Hubo un cambio de luces. Un pestañazo. Estaba sobre una camilla mientras el sedante continuaba su camino inexorable por las venas. Me rociaron con desinfectante. Coleccionaron en probetas esterilizadas pedazos ínfimos de mí. Succionaron fluidos corporales. Rasparon mi cabeza con una cuchilla. El escáner biométrico comprobó que continuaba en el limbo de felicidad donde comprendía todo, pero era incapaz de odiar. Limpia de toda bacteria me sumergieron en un receptáculo de cristal lleno de hidrogel.

Del criotubo nací y a él volví.   

Fue cuando el barco, adaptado a doblegar voluntades cansadas de luchar, se abalanzó sobre mí como una criatura hambrienta.

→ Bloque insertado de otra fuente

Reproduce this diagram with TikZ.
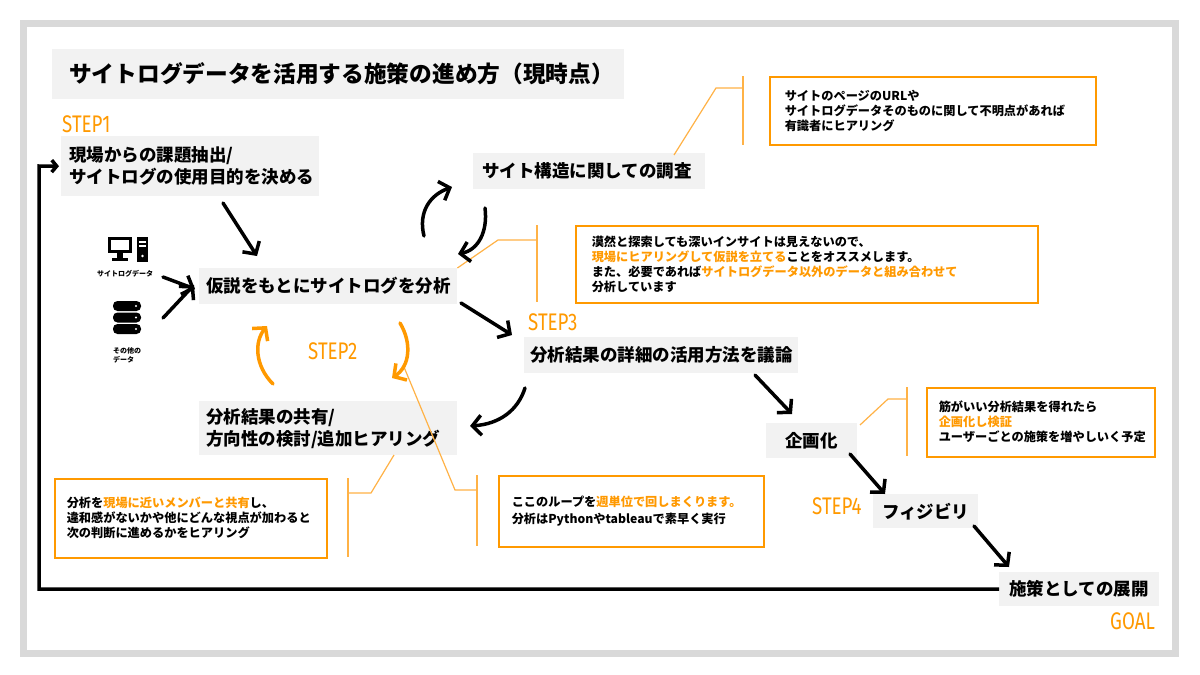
\documentclass[tikz,border=0pt]{standalone}
\usepackage{fontspec}
\setmainfont{Noto Sans CJK JP}
\newfontfamily\stepfont[FakeStretch=0.78]{Fira Sans}
\usetikzlibrary{arrows.meta}
\definecolor{org}{RGB}{255,153,0}
\definecolor{orgl}{RGB}{255,178,70}
\definecolor{boxgray}{RGB}{242,242,242}
\definecolor{framegray}{RGB}{217,217,217}
\begin{document}
\begin{tikzpicture}[x=1pt,y=-1pt,
  every node/.style={inner sep=0pt},
  gbox/.style={fill=boxgray, anchor=north west, align=left, font=\bfseries\fontsize{17.5}{22}\selectfont},
  cbox/.style={draw=org, line width=1.5pt, fill=white, anchor=north west, align=left, font=\bfseries\fontsize{12.2}{15}\selectfont},
  steplbl/.style={text=org, anchor=west, font=\stepfont\fontsize{24}{24}\selectfont},
  arr/.style={line width=3.5pt, line cap=round, -{Straight Barb[length=9pt,width=20pt]}},
  oarr/.style={arr, draw=org},
  brk/.style={draw=orgl, line width=1.2pt},
  icolbl/.style={font=\bfseries\fontsize{7}{9}\selectfont, align=left},
]
\fill[white] (0,0) rectangle (1200,675);
\useasboundingbox (0,0) rectangle (1200,675);
\draw[framegray, line width=7pt] (23.5,23.5) rectangle (1175.5,653.5);

% title
\node[gbox, minimum width=572pt, minimum height=50pt, text width=538pt, inner xsep=17pt,
      font=\bfseries\fontsize{22.7}{26}\selectfont] (title) at (52,49)
  {サイトログデータを活用する施策の進め方（現時点）};

% main boxes
\node[gbox, minimum height=60pt, text width=242pt, inner xsep=8pt] (n1) at (61,136)
  {現場からの課題抽出/\\サイトログの使用目的を決める};
\node[gbox, minimum height=36pt, text width=244pt, inner xsep=7pt] (n2) at (199,268)
  {仮説をもとにサイトログを分析};
\node[gbox, minimum height=36pt, text width=214pt, inner xsep=9pt] (site) at (473,153)
  {サイト構造に関しての調査};
\node[gbox, minimum height=36pt, text width=262pt, inner xsep=6pt] (gi) at (524,337)
  {分析結果の詳細の活用方法を議論};
\node[gbox, minimum height=54pt, text width=244pt, inner xsep=7pt] (kyoyu) at (199,401)
  {分析結果の共有/\\方向性の検討/追加ヒアリング};
\node[gbox, minimum width=91pt, minimum height=35pt] (kikaku) at (766,423) {企画化};
\node[gbox, minimum width=105pt, minimum height=34pt] (fiji) at (873,494) {フィジビリ};
\node[gbox, minimum width=160pt, minimum height=34pt] (tenkai) at (999,572) {施策としての展開};

% step labels
\node[steplbl] (s1) at (62,124) {STEP1};
\node[steplbl] (s2) at (308,351) {STEP2};
\node[steplbl] (s3) at (528,322) {STEP3};
\node[steplbl] (s4) at (812,506) {STEP4};
\node[steplbl] (goal) at (1110,621) {GOAL};

% callouts
\node[cbox, minimum height=68pt, text width=296pt, inner xsep=15pt] (c1) at (769,76)
  {サイトのページのURLや\\サイトログデータそのものに関して不明点があれば\\有識者にヒアリング};
\node[cbox, minimum height=77pt, text width=430pt, inner xsep=16pt] (c2) at (575,225)
  {漠然と探索しても深いインサイトは見えないので、\\\textcolor{org}{現場にヒアリングして仮説を立てる}ことをオススメします。\\また、必要であれば\textcolor{org}{サイトログデータ以外のデータと組み合わせて}\\分析しています};
\node[cbox, minimum height=79pt, text width=248pt, inner xsep=12pt] (c3) at (54,478)
  {分析を\textcolor{org}{現場に近いメンバーと共有}し、\\違和感がないかや他にどんな視点が加わると\\次の判断に進めるかをヒアリング};
\node[cbox, minimum height=71pt, text width=239pt, inner xsep=13pt,
      font=\bfseries\fontsize{12.2}{17}\selectfont] (c4) at (498,475)
  {ここのループを\textcolor{org}{週単位で回しまくります。}\\分析はPythonやtableauで素早く実行};
\node[cbox, minimum height=69pt, text width=204pt, inner xsep=12pt] (c5) at (926,387)
  {筋がいい分析結果を得れたら\\\textcolor{org}{企画化し検証}\\ユーザーごとの施策を増やしいく予定};

% brackets
\draw[brk] (674,155) -- (716,88) -- (743,88);
\draw[brk] (743,76) -- (743,145);
\draw[brk] (n2.north east) -- (498,240) -- (537,240);
\draw[brk] (537,225) -- (537,302);
\draw[brk] (394,455) -- (371,493) -- (348,493);
\draw[brk] (348,478) -- (348,557);
\draw[brk] (404,367) -- (455,490) -- (477,490);
\draw[brk] (477,475) -- (477,546);
\draw[brk] (860,425) -- (888,399) -- (907,399);
\draw[brk] (907,387) -- (907,456);

% icons
\draw[line width=3pt] (109.5,238.5) rectangle (130.5,251.5);
\fill (117,253) rectangle (123,258);
\fill (112,258) rectangle (128,261);
\fill (137,237) rectangle (148,262);
\fill[white] (139,241) rectangle (146,243);
\fill[white] (139,245) rectangle (146,247);
\fill[white] (142.5,256) circle (1.3);
\node[icolbl] (ic1) at (125,274) {サイトログデータ};
\foreach \yy in {301,312.5,324}{
  \fill[rounded corners=4.5pt] (113,\yy) rectangle (141,\yy+10);
  \fill[white] (136,\yy+5) circle (1.1);
}
\node[icolbl, anchor=west] (ic2) at (113,355) {その他の\\データ};

% straight arrows
\coordinate (a1s) at (223,203); \coordinate (a1e) at (257,256);
\coordinate (a2s) at (163,277); \coordinate (a2e) at (195,289);
\coordinate (a3s) at (163,318); \coordinate (a3e) at (194,285);
\coordinate (a4s) at (461,303); \coordinate (a4e) at (512,335);
\coordinate (a5s) at (755,375); \coordinate (a5e) at (792,414);
\coordinate (a6s) at (850,454); \coordinate (a6e) at (885,494);
\coordinate (a7s) at (974,526); \coordinate (a7e) at (1009,567);
\draw[arr] (a1s) -- (a1e);
\draw[arr] (a2s) -- (a2e);
\draw[arr] (a3s) -- (a3e);
\draw[arr] (a4s) -- (a4e);
\draw[arr] (a5s) -- (a5e);
\draw[arr] (a6s) -- (a6e);
\draw[arr] (a7s) -- (a7e);

% curved arrows
\coordinate (cas) at (424,236); \coordinate (cae) at (452,187);
\draw[arr] (cas) .. controls (418,212) and (430,195) .. (cae);
\coordinate (cbs) at (485,208); \coordinate (cbe) at (458,254);
\draw[arr] (cbs) .. controls (488,232) and (478,250) .. (cbe);
\coordinate (ccs) at (525,388); \coordinate (cce) at (470,426);
\draw[arr] (ccs) .. controls (518,410) and (500,424) .. (cce);
\coordinate (cds) at (273,384); \coordinate (cde) at (267,326);
\draw[oarr] (cds) .. controls (255,366) and (254,342) .. (cde);
\coordinate (ces) at (400,323); \coordinate (cee) at (392,378);
\draw[oarr] (ces) .. controls (412,343) and (410,366) .. (cee);

% feedback loop
\coordinate (lc1) at (39,589);
\coordinate (lc2) at (39,166);
\draw[line width=3.5pt, -{Straight Barb[length=5pt,width=12pt]}, shorten >=2pt]
  (tenkai.west) -- (lc1) -- (lc2) -- (n1.west);
\end{tikzpicture}
\end{document}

Me clavó los colmillos en la nuca para arrastrarme a través de tuberías, conductos tan angostos como una hebra de cabello. El chisporroteo de circuitos fue mío, el control sobre los especímenes confinados a los criotubos, ama de androides que limpiaban mi nueva estructura, acechante en las paredes, suelo, techo, remaches, expectante a las criaturas confinadas en las tres bodegas de cópula, supervisora del sistema biológico perfecto. Dadora de vida, muerte, seleccionadora de piezas en venta y reclamos de criaturas marcadas.

Sin embargo, mi fluido vital que ahora colmaba cada milímetro de la nao solar, quedó atrapado por un débil tic tac.

Me llamó por mi nombre. El verdadero. No Embla. No cuarenta y ocho AB. El mío, quemado en la genética. La marca que nunca vi ni sentí. Como un cachorro que acude ciego de lealtad a su amo, me arremoliné bajo los pies fabricados con engranajes mecánicos. Trepé por las ruedas, resbalé sobre las coronas, usé los piñones como apoyo antes de alcanzar las junturas metálicas del pecho y llegar al final de mi camino.

El rubí en el corazón del Inerte estaba opaco. Apenas era capaz de latir lo suficiente para mantenerlo con existencia, sumido en un estado similar a la hibernación. Mi fuerza lo llenó al completo, lo hizo brillar tanto como un pequeño sol. Con deliberación, giré las siete llaves siete veces hasta que el cuerpo autómata se puso en funcionamiento una vez más.

Y sucedió que me convertí en batería de recambio de un Inerte, de los tantos que también controlaban, a través de artes misteriosas y arcanas, un barco solar que surcaba las galaxias con un criadero de humanos en la barriga. Criaturas de carne perecedera, cotizadas por el mercado negro para la transformación en IA´s de alta complejidad, apreciadas por su carne, cuyo sabor y textura mejoraba si se concebían mediante reproducción asistida entre sujetos de laboratorio con genética impecable y especímenes defectuosos en estado salvaje.

Criaturas de las cuales se aprovechaba todo. Incluso, su fuerza vital, capturada en corazones de rubíes.  

Fue la última vez que recordé la sensación de pertenecer a algo más grande.

Vivo.

En perpetuo movimiento.

Ahora era parte de los engranajes de un reloj automático.